Today, however, increasing numbers of doctors — mostly women — decide to work part time or leave the profession. Since 2005 the part-time physician workforce has expanded by 62 percent, according to recent survey data from the American Medical Group Association, with nearly 4 in 10 female doctors between the ages of 35 and 44 reporting in 2010 that they worked part time. This may seem like a personal decision, but it has serious consequences for patients and the public.  Medical education is supported by federal and state tax money both at the university level — student tuition doesn’t come close to covering the schools’ costs — and at the teaching hospitals where residents are trained. So if doctors aren’t making full use of their training, taxpayers are losing their investment. With a growing shortage of doctors in America, we can no longer afford to continue training doctors who don’t spend their careers in the full-time practice of medicine. It isn’t fashionable (and certainly isn’t politically correct) to criticize “work-life balance” or part-time employment options. How can anyone deny people the right to change their minds about a career path and choose to spend more time with their families? I have great respect for stay-at-home parents, and I think it’s fine if journalists or chefs or lawyers choose to work part time or quit their jobs altogether. But it’s different for doctors. Someone needs to take care of the patients.

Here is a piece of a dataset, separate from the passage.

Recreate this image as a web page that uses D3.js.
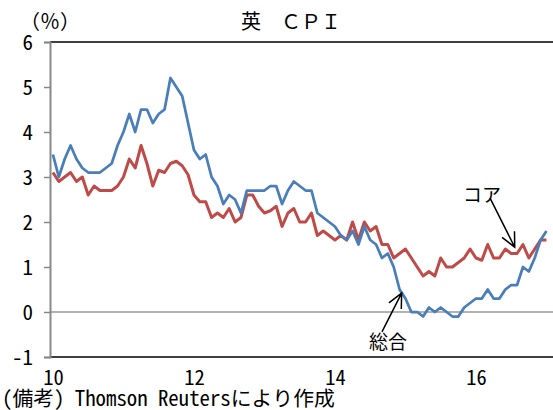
<!DOCTYPE html>
<html>
<head>
<meta charset="utf-8">
<script src="https://cdnjs.cloudflare.com/ajax/libs/d3/7.8.5/d3.min.js"></script>
<style>
body{margin:0;background:#fff;}
svg text{font-family:"Noto Sans Mono CJK JP","Noto Sans CJK JP",monospace;fill:#000;}
</style>
</head>
<body>
<svg width="553" height="410"></svg>
<script>
// monthly, Jan 2010 - Jan 2017 (y/y %)
var headline = [
	3.5, 3.0, 3.4, 3.7, 3.4, 3.2, 3.1, 3.1, 3.1, 3.2, 3.3, 3.7,
	4.0, 4.4, 4.0, 4.5, 4.5, 4.2, 4.4, 4.5, 5.2, 5.0, 4.8, 4.2,
	3.6, 3.4, 3.5, 3.0, 2.8, 2.4, 2.6, 2.5, 2.2, 2.7, 2.7, 2.7,
	2.7, 2.8, 2.8, 2.4, 2.7, 2.9, 2.8, 2.7, 2.7, 2.2, 2.1, 2.0,
	1.9, 1.7, 1.6, 1.8, 1.5, 1.9, 1.6, 1.5, 1.2, 1.3, 1.0, 0.5,
	0.3, 0.0, 0.0, -0.1, 0.1, 0.0, 0.1, 0.0, -0.1, -0.1, 0.1, 0.2,
	0.3, 0.3, 0.5, 0.3, 0.3, 0.5, 0.6, 0.6, 1.0, 0.9, 1.2, 1.6,
	1.8
];
var core = [
	3.1, 2.9, 3.0, 3.1, 2.9, 3.0, 2.6, 2.8, 2.7, 2.7, 2.7, 2.8,
	3.0, 3.4, 3.2, 3.7, 3.3, 2.8, 3.15, 3.1, 3.3, 3.35, 3.25, 3.05,
	2.6, 2.45, 2.45, 2.1, 2.2, 2.1, 2.3, 2.0, 2.1, 2.6, 2.6, 2.35,
	2.2, 2.25, 2.35, 1.9, 2.2, 2.3, 2.0, 2.0, 2.2, 1.7, 1.8, 1.7,
	1.6, 1.7, 1.6, 2.0, 1.6, 2.0, 1.8, 1.9, 1.5, 1.5, 1.2, 1.3,
	1.4, 1.2, 1.0, 0.8, 0.9, 0.8, 1.2, 1.0, 1.0, 1.1, 1.2, 1.4,
	1.2, 1.15, 1.5, 1.2, 1.2, 1.4, 1.3, 1.3, 1.5, 1.2, 1.4, 1.6,
	1.6
];
var xTicks = [0, 24, 48, 72];
var xLabels = ['10', '12', '14', '16'];
var yTicks = [-1, 0, 1, 2, 3, 4, 5, 6];
var yLabels = ['-1', '0', '1', '2', '3', '4', '5', '6'];

// annotations in data units: [index, value]
var notes = [
	{text: 'コア', at: [69.8, 2.44], from: [74.4, 2.53], to: [78.6, 1.44]},
	{text: '総合', at: [53.8, -0.82], from: [56.0, -0.44], to: [59.35, 0.42]}
];

(function(){
var svg = d3.select('svg');
var pl = 50, pr = 549.4, pt = 42, pb = 357;

var x = d3.scaleLinear().domain([-0.5, headline.length - 0.5]).range([pl, pr]);
var y = d3.scaleLinear().domain([-1, 6]).range([pb, pt]);

// frame lines
svg.append('line').attr('x1', pl).attr('x2', 553).attr('y1', pt).attr('y2', pt)
	.style('stroke', '#000').style('stroke-width', 1.5);
svg.append('line').attr('x1', pl).attr('x2', 553).attr('y1', pb).attr('y2', pb)
	.style('stroke', '#000').style('stroke-width', 1.5);
svg.append('line').attr('x1', pl).attr('x2', 553).attr('y1', y(0)).attr('y2', y(0))
	.style('stroke', '#999').style('stroke-width', 1.5);

// y axis
var yAxis = svg.append('g').attr('transform', 'translate(' + pl + ',0)')
	.call(d3.axisLeft(y).tickValues(yTicks).tickSize(6).tickPadding(11)
		.tickFormat(function(d, i){ return yLabels[i]; }));
yAxis.select('.domain').style('stroke', '#888').style('stroke-width', 2);
yAxis.selectAll('.tick line').style('stroke', '#888').style('stroke-width', 1.5);
yAxis.selectAll('text').attr('font-size', 21).attr('font-family', null).attr('dy', '0.36em');

// x axis labels
var xAxis = svg.append('g').attr('transform', 'translate(0,' + pb + ')')
	.call(d3.axisBottom(x).tickValues(xTicks).tickSize(0).tickPadding(13)
		.tickFormat(function(d, i){ return xLabels[i]; }));
xAxis.select('.domain').remove();
xAxis.selectAll('text').attr('font-size', 20.5).attr('font-family', null);

// series
var line = d3.line().x(function(d, i){ return x(i); }).y(function(d){ return y(d); });
svg.append('path').datum(core).attr('d', line)
	.style('fill', 'none').style('stroke', '#BE4B48').style('stroke-width', 3).style('stroke-linejoin', 'round');
svg.append('path').datum(headline).attr('d', line)
	.style('fill', 'none').style('stroke', '#4A7EBB').style('stroke-width', 2.75).style('stroke-linejoin', 'round');

// annotations
notes.forEach(function(n){
	var x1 = x(n.from[0]), y1 = y(n.from[1]), x2 = x(n.to[0]), y2 = y(n.to[1]);
	var a = Math.atan2(y1 - y2, x1 - x2), len = 16, sp = 0.45;
	svg.append('path')
		.attr('d', 'M' + x1 + ',' + y1 + 'L' + x2 + ',' + y2 +
			'M' + (x2 + len * Math.cos(a - sp)) + ',' + (y2 + len * Math.sin(a - sp)) +
			'L' + x2 + ',' + y2 +
			'L' + (x2 + len * Math.cos(a + sp)) + ',' + (y2 + len * Math.sin(a + sp)))
		.style('fill', 'none').style('stroke', '#000').style('stroke-width', 1.5);
	svg.append('text').attr('x', x(n.at[0])).attr('y', y(n.at[1]))
		.attr('font-size', 19).text(n.text);
});

// titles
svg.append('text').attr('x', 241).attr('y', 29).attr('font-size', 20).text('英　ＣＰＩ');
svg.append('text').attr('x', 20).attr('y', 29).attr('font-size', 20).text('（％）');
svg.append('text').attr('x', 2).attr('y', 406).attr('font-size', 20.8).text('(備考) Thomson Reutersにより作成');
})();
</script>
</body>
</html>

Wow. Those are tough words. Should they be dismissed as "pulling up the ladder" talk from a woman of an earlier generation who made very tough choices and hates to see others have a wider array of choices than she had?  (Dr. Sibert begins her piece by telling us she had four chidlren and always worked full-time, and ends by saying that she never made cupcakes for homeroom.)  There is definitely a phenomenon that's not hard to spot among both working moms and stay-at-home moms of convincing oneself over the years that one's choice not only was best for that mom, but is the best for all moms. If not, then one may experience regret over one's choice, which is particularly unsavory.  Dr. Sibert has contributed a chapter in a book exploring these choices, Torn:  True Stories of Kids, Career & the Conflict of Modern Motherhood.  Dr. Sibert, however, packages her annoyance with "kids these days" by alleging that doctors who go part-time cheat the taxpayers.

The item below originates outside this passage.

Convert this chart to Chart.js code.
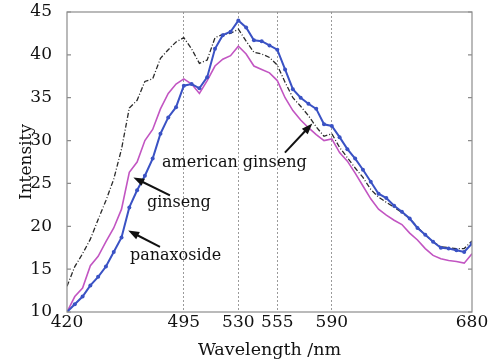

I would probably want a little more information before deciding if part-time doctoring cheats taxpayers.  Dr. Sibert never follows up her allegation that state tax dollars subsidize medical education.  I suppose she means state-run universities, in which case we will just note that states are subsidizing less and less these days, and move on.  However, she does specify that Madicare pays for $9 billion of resident salaries and teaching.  I've always thought that the resident program was a win-win for everyone.  Teaching hospitals get really cheap labor, and residents get really great training.  Dr. Sibert seems to think that residents get more out of these programs than the hospitals and the public.  I have no other information.

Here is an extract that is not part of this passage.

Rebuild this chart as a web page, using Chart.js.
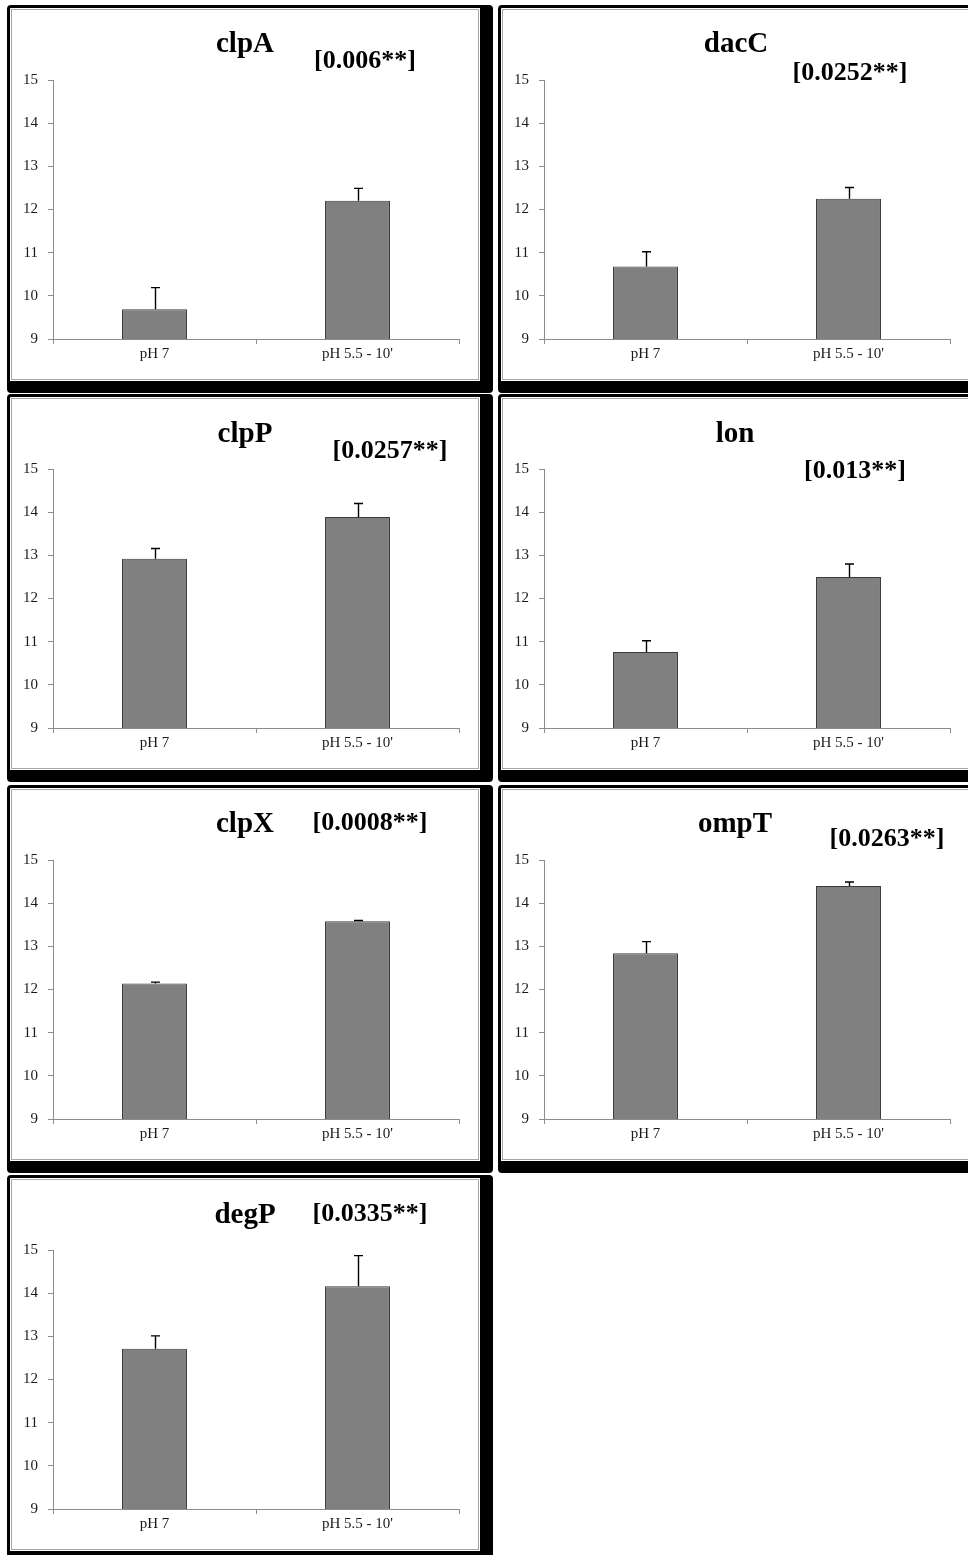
<!DOCTYPE html>
<html>
<head>
<meta charset="utf-8">
<title>Protease gene expression, pH 7 vs pH 5.5</title>
<script src="https://cdn.jsdelivr.net/npm/chart.js@4.4.1/dist/chart.umd.min.js"></script>
<style>
  html, body { margin: 0; padding: 0; background: #fff; }
  body { width: 968px; height: 1555px; position: relative; overflow: hidden; font-family: "Liberation Serif", "Times New Roman", serif; }
  .panel {
    position: absolute; box-sizing: border-box; width: 486px; height: 388px;
    border-style: solid; border-color: #000; border-width: 3px 13px 12px 3px;
    border-radius: 4px; background: #fff;
  }
  .inner { position: absolute; left: 1px; top: 1px; width: 466px; height: 369px; border: 1px solid #a6a6a6; }
  .inner canvas { position: absolute; left: 0; top: 0; }
  .title, .pval {
    position: absolute; transform: translate(-50%, -50%); white-space: nowrap;
    font-weight: bold; line-height: 1; color: #000;
  }
  .title { font-size: 29px; }
  .pval { font-size: 26px; }
</style>
</head>
<body>
<script>
// data
const categories = ['pH 7', "pH 5.5 - 10'"];
const genes   = ['clpA', 'dacC', 'clpP', 'lon', 'clpX', 'ompT', 'degP'];
const pValues = ['[0.006**]', '[0.0252**]', '[0.0257**]', '[0.013**]', '[0.0008**]', '[0.0263**]', '[0.0335**]'];
const meanPH7  = [9.69, 10.68, 12.92, 10.76, 12.14, 12.84, 12.71];
const meanPH55 = [12.20, 12.25, 13.89, 12.50, 13.58, 14.40, 14.16];
const errPH7   = [0.50, 0.34, 0.24, 0.26, 0.03, 0.27, 0.30];
const errPH55  = [0.29, 0.26, 0.31, 0.30, 0.02, 0.09, 0.71];
const yMin = 9, yMax = 15, yStep = 1;

// panel placement (outer box) and label offsets inside each panel
const panelPos = [
  { left: 7,   top: 5 },
  { left: 498, top: 5 },
  { left: 7,   top: 394 },
  { left: 498, top: 394 },
  { left: 7,   top: 785 },
  { left: 498, top: 785 },
  { left: 7,   top: 1175 }
];
const titlePos = [[235, 34], [235, 34], [235, 35], [234, 35], [235, 34], [234, 34], [235, 35]];
const pvalPos  = [[355, 52], [349, 64], [380, 53], [354, 73], [360, 34], [386, 50], [360, 35]];

const tickFont = { family: '"Liberation Serif", "Times New Roman", serif', size: 15 };
const axisGray = '#8c8c8c';

// draws plus-only error bars on top of the bars
const errorBarPlugin = {
  id: 'errorBars',
  afterDatasetsDraw(chart, args, opts) {
    const ctx = chart.ctx;
    const yScale = chart.scales.y;
    const meta = chart.getDatasetMeta(0);
    const vals = chart.data.datasets[0].data;
    const errs = opts.errors || [];
    ctx.save();
    ctx.strokeStyle = '#000';
    ctx.lineWidth = 1.4;
    meta.data.forEach((bar, i) => {
      const top = yScale.getPixelForValue(vals[i] + (errs[i] || 0));
      const x = Math.round(bar.x) + 0.5;
      ctx.beginPath();
      ctx.moveTo(x, bar.y);
      ctx.lineTo(x, top);
      ctx.moveTo(x - 4.5, top);
      ctx.lineTo(x + 4.5, top);
      ctx.stroke();
    });
    ctx.restore();
  }
};

function makePanel(i) {
  const panel = document.createElement('div');
  panel.className = 'panel';
  panel.style.left = panelPos[i].left + 'px';
  panel.style.top = panelPos[i].top + 'px';

  const inner = document.createElement('div');
  inner.className = 'inner';
  const canvas = document.createElement('canvas');
  canvas.width = 466;
  canvas.height = 369;
  inner.appendChild(canvas);
  panel.appendChild(inner);

  const t = document.createElement('div');
  t.className = 'title';
  t.textContent = genes[i];
  t.style.left = titlePos[i][0] + 'px';
  t.style.top = titlePos[i][1] + 'px';
  panel.appendChild(t);

  const p = document.createElement('div');
  p.className = 'pval';
  p.textContent = pValues[i];
  p.style.left = pvalPos[i][0] + 'px';
  p.style.top = pvalPos[i][1] + 'px';
  panel.appendChild(p);

  document.body.appendChild(panel);

  new Chart(canvas.getContext('2d'), {
    type: 'bar',
    data: {
      labels: categories,
      datasets: [{
        data: [meanPH7[i], meanPH55[i]],
        backgroundColor: '#808080',
        borderColor: '#3a3a3a',
        borderWidth: 1,
        borderSkipped: 'bottom',
        categoryPercentage: 1,
        barPercentage: 0.32
      }]
    },
    options: {
      responsive: false,
      animation: false,
      devicePixelRatio: 1,
      layout: { padding: { left: 0, top: 70, right: 19, bottom: 0 } },
      plugins: {
        legend: { display: false },
        tooltip: { enabled: false },
        errorBars: { errors: [errPH7[i], errPH55[i]] }
      },
      scales: {
        x: {
          offset: true,
          grid: { offset: true, drawOnChartArea: false, drawTicks: true, tickLength: 5, color: axisGray },
          border: { display: true, color: axisGray, width: 1 },
          ticks: { font: tickFont, color: '#1a1a1a', padding: 1, maxRotation: 0 },
          afterFit: s => { s.height = 40; }
        },
        y: {
          min: yMin, max: yMax,
          grid: { drawOnChartArea: false, drawTicks: true, tickLength: 5, color: axisGray },
          border: { display: true, color: axisGray, width: 1 },
          ticks: { stepSize: yStep, font: tickFont, color: '#1a1a1a', padding: 10 },
          afterFit: s => { s.width = 41; }
        }
      }
    },
    plugins: [errorBarPlugin]
  });
}

genes.forEach((g, i) => makePanel(i));
</script>
</body>
</html>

However, even if the new doctor owes something to the public, how much?  Forty years of 50 hour weeks?  Thirty years?  Dr. Sibert doesn't seem to have the same ire for her male counterparts who retire early or step down from the more unpredictable parts of practice (delivering babies, surgeries, etc.).  Dr. Sibert is even upset with full-time female doctors who practice a few hours less a week than male counterparts or see a few less patients a week. 

I also have a hard time linking owing something to the U.S. taxpayer with being a private physician.  Am I giving back to the public at large merely by being a physician that private individuals have access to for a fee?  I went to law school at a time in which my degree was heavily subsidized by the people of the great state of Texas.  I'm not sure if they felt paid back by my years of service at the private law firm, at the prevailing billing rate.

Dr. Silbert seems to be saying that if you take up a spot in a U.S. medical school class and a residency program, then you have to practice as hard and as long as the person who did not get that spot.  And I think she means as hard and as long as the person who did not get that spot in 1983.